National Parks Series Missouri Recreational River
Dakota Digest - 09/25/2009
By Cory Klumper
Today we continue our series on South Dakota’s National Parks. In this segment we visit the Missouri National Recreational River. The park contains 98 linear miles of Missouri River along the border of South Dakota and Nebraska.
The Recreational River is split between two sections. Today we’re on the 59 mile district between Gavin’s Point Dam and Ponca State Park. Looking to the north at South Dakota, you can see the bare sandbars and cottonwood trees dropping floating seeds on the opposite bank. Here on the Nebraska bank the chalkstone bluff is covered in oak trees. Below the high bank sits a boat provided by staff from the National Parks Service for a tour of part of this expansive park.
This park is a bit different than some National Parks. Most of the facilities are provided by numerous state and county parks. Mike Madell is the superintendent for the Missouri National Recreational River. He says pretty much all of the launch sites are publicly owned.
“I think there’s 17 launch sites within the two stretches of the river” Madell says, “the 59 mile stretch below Yankton and the 39 mile stretch between roughly Pickstown and the head of Lewis and Clark Lake.”
Madell says campsites are available at Lewis and Clark State Park in South Dakota, as well as Ponca and Niobrara state parks in Nebraska.
Madell says the park was formed 31 years ago to showcase two sections of wild river between the dams that control the flow of the Mighty Mo.
“As we’ve seen this morning, there’s a little bank stabilization, but for the most part in this 98 mile stretch the river still has a chance to function as a river,” Madell says. “There are places along here, down toward Ponca and the area south of where we are today, where it probably looks very similar to the way it looked when Lewis and Clark came here in the 19th Century.”
Some of the natural processes that used to shape the river have been radically changed by the dam system. Steve Wilson is a resource management specialist. He is driving the boat. He says the river is still carving out cut banks and moving within the floodplain.
“Essentially you can refer to it as having a modified flood plain. So it’s establishing a new flood plain. Where it would have moved bluff to bluff, now today with the controlled releases it’s moving from high bank to high bank. And so it will erode your high bank,” Wilson says. “Where we’re out here today, where we navigated closer to the South Dakota side, next year we may be closer to the Nebraska side.”
Wilson says the Parks Service and the U.S. Army Corps of Engineers work as a team to recreate some of the things lost when the river was tamed. He drives the flat-bottom aluminum boat into a restored backwater. Here the air is still and the sound of birds nesting in the cottonwoods is underscored by buzzing insects. Wilson says the sand removed from what once was a part of the river channel is used to build sand bars for endangered and threatened bird species.

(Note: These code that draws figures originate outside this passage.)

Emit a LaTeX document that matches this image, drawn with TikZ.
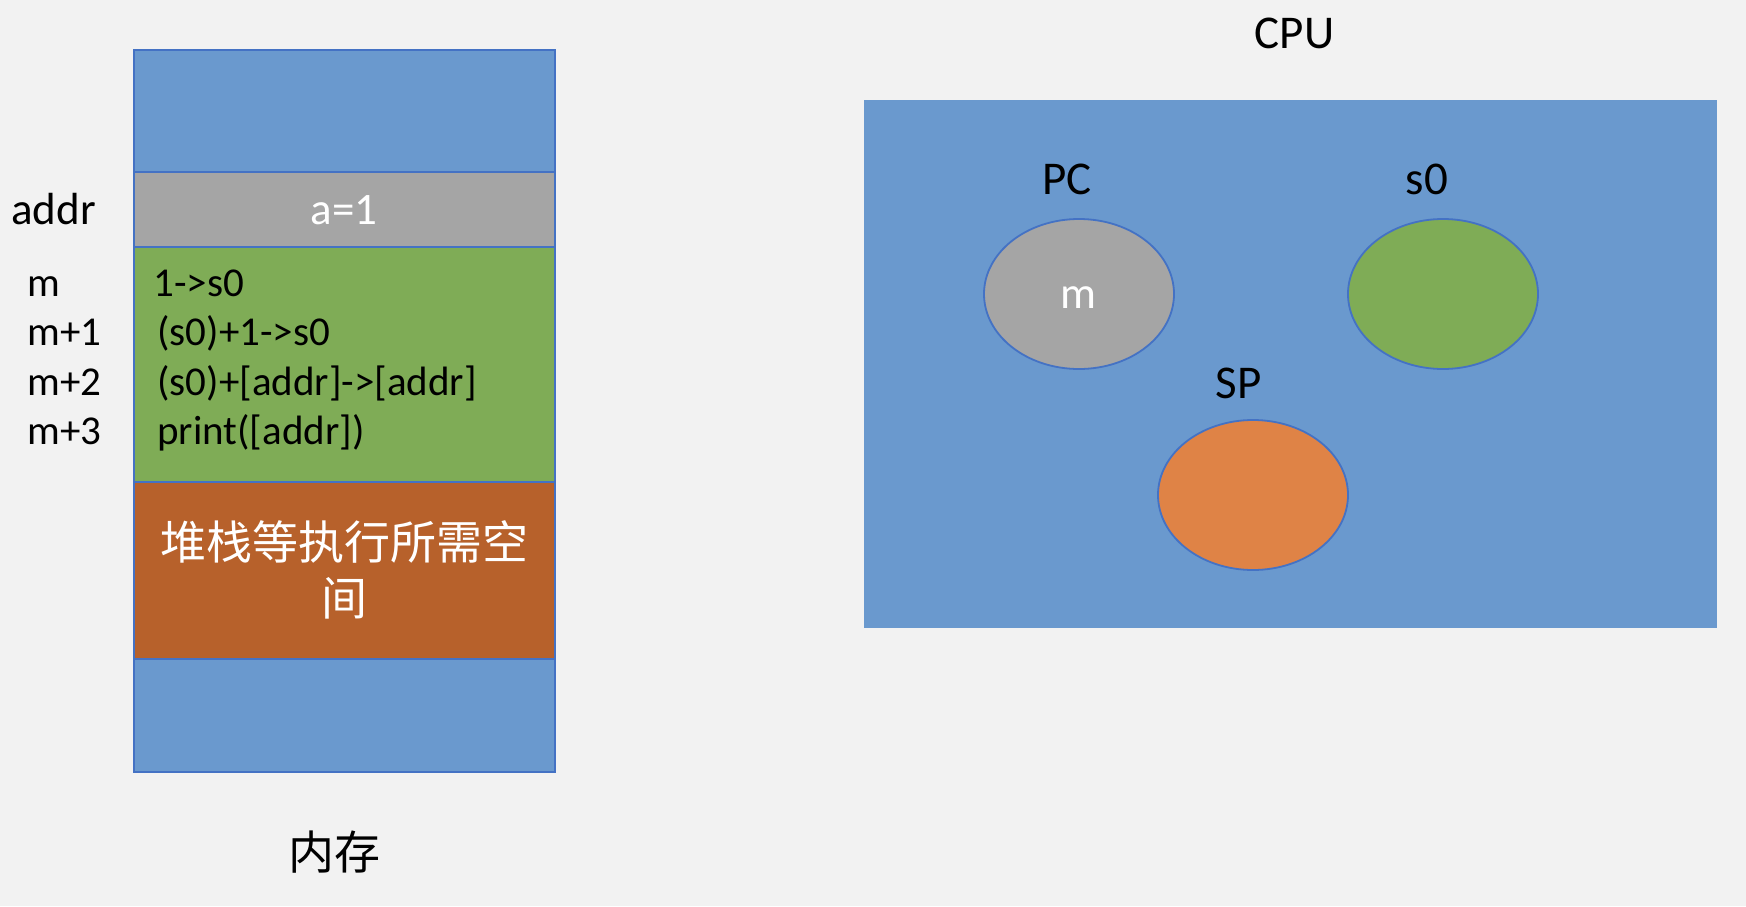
\documentclass[tikz,border=0pt]{standalone}
\usepackage{fontspec}
\setmainfont{Carlito}
\newfontfamily\cjk{Noto Sans CJK SC}
\usetikzlibrary{positioning,shapes.geometric}

\definecolor{bgcol}{RGB}{242,242,242}
\definecolor{memblue}{RGB}{106,153,206}
\definecolor{edgeblue}{RGB}{68,114,196}
\definecolor{cellgray}{RGB}{165,165,165}
\definecolor{codegreen}{RGB}{127,172,86}
\definecolor{stackbrown}{RGB}{183,97,43}
\definecolor{regorange}{RGB}{223,131,70}

\tikzset{
  memcell/.style={draw=edgeblue, line width=1pt, minimum width=210.5pt, outer sep=0pt},
  reg/.style={ellipse, draw=edgeblue, line width=0.9pt, minimum width=95pt, minimum height=75pt},
  txt/.style={font=\fontsize{20.5pt}{24pt}\selectfont},
  midtxt/.style={font=\fontsize{22.5pt}{26pt}\selectfont},
  bigtxt/.style={font=\fontsize{23.5pt}{28pt}\selectfont}
}

\begin{document}
\begin{tikzpicture}[x=0.5pt,y=-0.5pt]
\tikzstyle{every node}+=[inner sep=0pt]
\fill [bgcol] (0,0) rectangle (1746,906);
\useasboundingbox (0,0) rectangle (1746,906);
% memory
\node [memcell, fill=memblue, minimum height=60.75pt] (memtop) at (344.5,110.75) {};
\node [memcell, fill=cellgray, minimum height=37.5pt, below=0pt of memtop] (cella) {};
\node [memcell, fill=codegreen, minimum height=117.75pt, below=0pt of cella] (code) {};
\node [memcell, fill=stackbrown, minimum height=88.25pt, below=0pt of code, text=white, align=center,
  font=\cjk\fontsize{23pt}{28pt}\selectfont] (stack) {堆栈等执行所需空\\间};
\node [memcell, fill=memblue, minimum height=56.75pt, below=0pt of stack] (membot) {};
\node [midtxt, text=white, anchor=base] (aval) at (344,224) {a=1};
\node [font=\cjk\fontsize{23pt}{28pt}\selectfont] (memname) at (334,852) {内存};
% addresses
\node [midtxt, anchor=base west] (addr) at (11,224) {addr};
\node [txt, anchor=base west] (am) at (27,296.5) {m};
\node [txt, anchor=base west] (am1) at (27,345.5) {m+1};
\node [txt, anchor=base west] (am2) at (27,395) {m+2};
\node [txt, anchor=base west] (am3) at (27,444.5) {m+3};
% instructions
\node [txt, anchor=base west] (ins0) at (153,296.5) {1->s0};
\node [txt, anchor=base west] (ins1) at (157,345.5) {(s0)+1->s0};
\node [txt, anchor=base west] (ins2) at (157,395) {(s0)+[addr]->[addr]};
\node [txt, anchor=base west] (ins3) at (157,444.5) {print([addr])};
% cpu
\node [bigtxt, anchor=base] (cpuname) at (1294.5,48.3) {CPU};
\fill [memblue] (863.5,100) rectangle (1717,628);
\node [reg, fill=cellgray] (pc) at (1079,294) {};
\node [reg, fill=codegreen] (s0) at (1443,294) {};
\node [reg, fill=regorange] (sp) at (1253,495) {};
\node [midtxt, text=white, anchor=base] (pcval) at (1078.6,308) {m};
\node [bigtxt, anchor=base] (pcname) at (1067,194.3) {PC};
\node [bigtxt, anchor=base] (s0name) at (1427,194.3) {s0};
\node [bigtxt, anchor=base] (spname) at (1238.6,398) {SP};
\end{tikzpicture}
\end{document}
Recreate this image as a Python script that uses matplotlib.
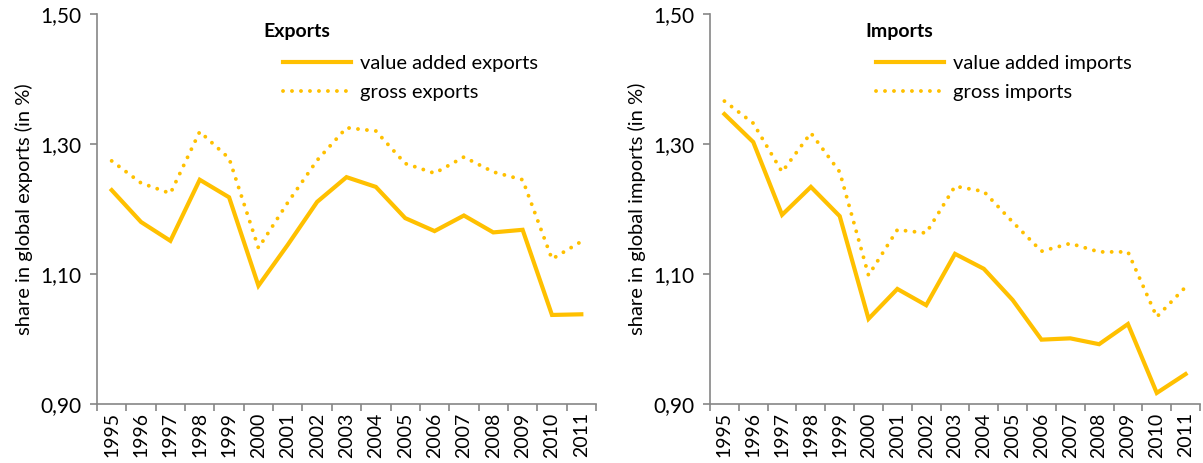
import numpy as np
import matplotlib
matplotlib.use('Agg')
import matplotlib.pyplot as plt

# data
years = [str(y) for y in range(1995, 2012)]
va_exports = [1.229, 1.180, 1.151, 1.245, 1.218, 1.082, 1.145, 1.211, 1.249, 1.234,
              1.186, 1.166, 1.190, 1.164, 1.168, 1.037, 1.038]
gross_exports = [1.274, 1.240, 1.224, 1.319, 1.278, 1.140, 1.210, 1.275, 1.325, 1.320,
                 1.270, 1.255, 1.280, 1.257, 1.245, 1.123, 1.150]
va_imports = [1.346, 1.303, 1.191, 1.234, 1.189, 1.031, 1.077, 1.052, 1.131, 1.108,
              1.060, 0.999, 1.001, 0.992, 1.023, 0.917, 0.946]
gross_imports = [1.366, 1.332, 1.257, 1.317, 1.257, 1.098, 1.168, 1.163, 1.235, 1.227,
                 1.180, 1.135, 1.147, 1.134, 1.134, 1.034, 1.080]
yticks = [0.90, 1.10, 1.30, 1.50]

plt.rcParams['font.family'] = ['Lato', 'DejaVu Sans']
gold = '#FFC000'
spine_col = '#868686'

fig = plt.figure(figsize=(12.03, 4.63), dpi=100)
W, H = 1203, 463

def make_panel(left_px, right_px, va, gross, title, lab_va, lab_gross, ylabel, leg_x, title_x):
    ax = fig.add_axes([left_px / W, 1 - 404 / H, (right_px - left_px) / W, (404 - 14) / H])
    x = np.arange(len(years))
    ax.plot(x, va, color=gold, lw=3.0, solid_joinstyle='miter', label=lab_va)
    ax.plot(x, gross, color=gold, lw=2.8, linestyle=(0, (0.01, 2.3)),
            dash_capstyle='round', label=lab_gross)
    ax.set_xlim(-0.5, len(years) - 0.5)
    ax.set_ylim(0.90, 1.50)
    ax.set_yticks(yticks)
    ax.set_yticklabels([f'{v:.2f}'.replace('.', ',') for v in yticks], fontsize=15)
    ax.set_xticks(x)
    ax.set_xticklabels(years, rotation=90, fontsize=14)
    ax.set_xticks(np.arange(-0.5, len(years)), minor=True)
    ax.tick_params(axis='x', which='major', length=0, pad=6)
    ax.tick_params(axis='x', which='minor', length=5, color=spine_col, width=1.2)
    ax.tick_params(axis='y', length=5, color=spine_col, width=1.2, pad=6)
    for s in ['top', 'right']:
        ax.spines[s].set_visible(False)
    for s in ['left', 'bottom']:
        ax.spines[s].set_color(spine_col)
        ax.spines[s].set_linewidth(1.2)
    ax.set_ylabel(ylabel, fontsize=14.5)
    ax.yaxis.set_label_coords(-64 / (right_px - left_px), 0.5)
    fig.text(title_x / W, 1 - 31 / H, title, fontsize=14, fontweight='bold', va='center')
    ax.legend(loc='upper left', bbox_to_anchor=(leg_x / W, 1 - 55 / H),
              bbox_transform=fig.transFigure, frameon=False, fontsize=14.5,
              handlelength=3.4, handletextpad=0.4, labelspacing=0.6,
              borderpad=0, borderaxespad=0)
    return ax

make_panel(97, 596, va_exports, gross_exports, 'Exports', 'value added exports',
           'gross exports', 'share in global exports (in %)', 283, 263)
make_panel(710, 1200, va_imports, gross_imports, 'Imports', 'value added imports',
           'gross imports', 'share in global imports (in %)', 876, 865)

fig.savefig('out.png', dpi=100)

“The populations of the Northern Great Plains Piping Plover below Gavin’s Point is one of the most significant in the area along the Missouri River, because it’s the area where we still have sandbars that are created naturally to some extent, and some of the Corps programs that are out there to create new sandbars to help sustain those species,” Wilson says. He says the endangered Piping Plover and the threatened Least Tern nest on bare sand bars. The lack of vegetation helps the birds look out for predators.
As we move back toward the boat launch, I ask about what kind of boat works well on this unpredictable section of river. Superintendent Mike Madell says most people choose a boat with a flat bottom or a canoe. He says personal watercraft like jet skis are not allowed on this section of river.
"There are a couple of reasons. One is just to provide a diversity of recreation experience. Really it’s only these 98 miles along the Missouri River where they’re not allowed. Some people prefer to float and not have the intrusion of motorboat noise and that type of thing,” Madell says.
He says the river can be dangerous for canoes, but as long as people wear their life vests, it’s a pretty good beginner stream.
As we load the boat he tells me about numerous research projects that take advantage of this wild section of river.
“In fact sometimes it seems like there’s probably more researchers on the river than there are people recreating,” Madell says. “Of course a lot of things going on related to the endangered species we’ve talked about, the plovers and terns, sturgeon research, cottonwood research... there’s a young man from the USD that’s doing a very comprehensive study of turtles along the river.”
Madell says it’s hard to get concrete numbers on how many people visit the Recreational River every year. He says 98 miles of river with multiple access points makes any visitor count a rough estimate.